L’article 23 de la loi du 25 ventôse an XI, au visa duquel le présent arrêt commenté a été rendu, concerne plus précisément le secret professionnel du notaire attaché aux actes qu’il reçoit. Interdiction de principe lui est faite d’en donner connaissance ou d’en délivrer copie authentique à toutes personnes autres que celles intéressées en nom direct, leurs héritiers et ayants droit.
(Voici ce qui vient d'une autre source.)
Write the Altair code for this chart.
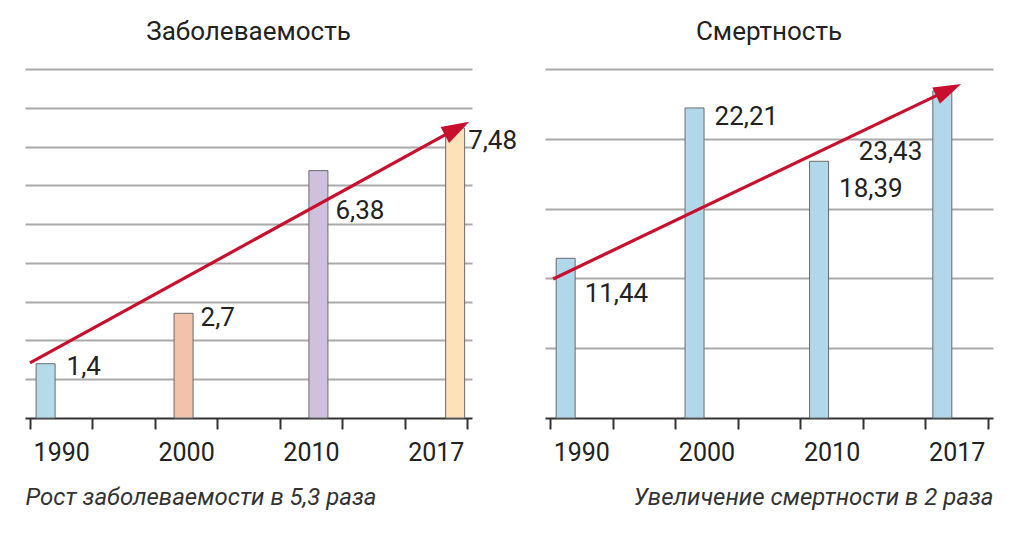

L’administration fiscale et les tiers peuvent toutefois en avoir connaissance indirectement par le biais des mesures de publicité des actes que le notaire est tenu d’accomplir, relatives aux droits d’enregistrement et à la publicité foncière (art. 23 in fine).
Le texte admet, de manière dérogatoire, la levée judiciaire du secret professionnel sur ordonnance du président du tribunal judiciaire (art. 23 in limine dans sa rédaction issue de l’ord. 2019-964 du 18-9-2019, laquelle a substitué les mots « tribunal de grande instance » par ceux de « tribunal judiciaire » sans autre modification sur le fond de ladite disposition). À cet égard, la Haute Juridiction rappelle l’une des conditions et la portée de cette levée judiciaire du secret professionnel :
- elle présuppose que l’acte ait déjà été reçu par le notaire ;
- elle voit ses effets réservés au seul acte (délivrance d’une expédition ou communication de l’acte à des tiers ; pour une illustration, TGI Marseille ord. 11-12-1998 : Defrénois 30-3-2000 n° JP2000DEF374N1 p. 374 note G. Rouzet).
La dérogation légale au secret professionnel se révèle d’interprétation stricte et la Cour de cassation semble ainsi mettre un coup d’arrêt à une application trop libérale de l’article 23 de la loi du 25 ventôse an XI tendant à accorder aux créanciers un droit de communication élargi. Elle condamne la jurisprudence en vertu de laquelle le juge des référés peut, à la demande d'un créancier, ordonner la levée du secret professionnel d'un notaire afin que celui-ci communique l'identité des héritiers du débiteur ainsi que les forces de la succession. Motif (repris, en l’espèce, par la cour d’appel) : la protection des intérêts privés des héritiers ne peut en aucun cas permettre à ces derniers de s'affranchir de leurs obligations légales de successibles, tenus des dettes et charges de la succession, et tenus d'exercer de bonne foi, chacun pour sa part, les obligations contractuelles du défunt (TGI Meaux ord. réf. 29-1-2003 : JCP N 2003 n° 1302 note J.-P. Kuhn). Condamnation fort logique, la Cour de cassation ayant affirmé « l'intangibilité du secret professionnel du notaire, lequel n'en est délié que par la loi, soit qu'elle impose, soit qu'elle autorise la révélation du secret » (à propos de la conciliation du secret professionnel du notaire et du droit à la preuve de l’art. 6 de la convention européenne des droits de l’Homme, Cass. 1e civ. 4-6-2014 n° 12-21.244 FS-PBI : RTD civ. 2014 p. 1284 note H. Barbier), même si elle pourrait être remise en cause au regard de la jurisprudence européenne (à propos du secret bancaire, CJUE 16-7-2015 aff. 580/13 : D. 2015 p. 2168 obs. C. Kleiner, RTD civ. 2016 p. 128 note H. Barbier).
Précisons qu’il est toujours possible aux bénéficiaires du secret professionnel de consentir à sa levée amiable, le notaire devant recueillir à cette fin l’autorisation expresse de chacun en ce sens.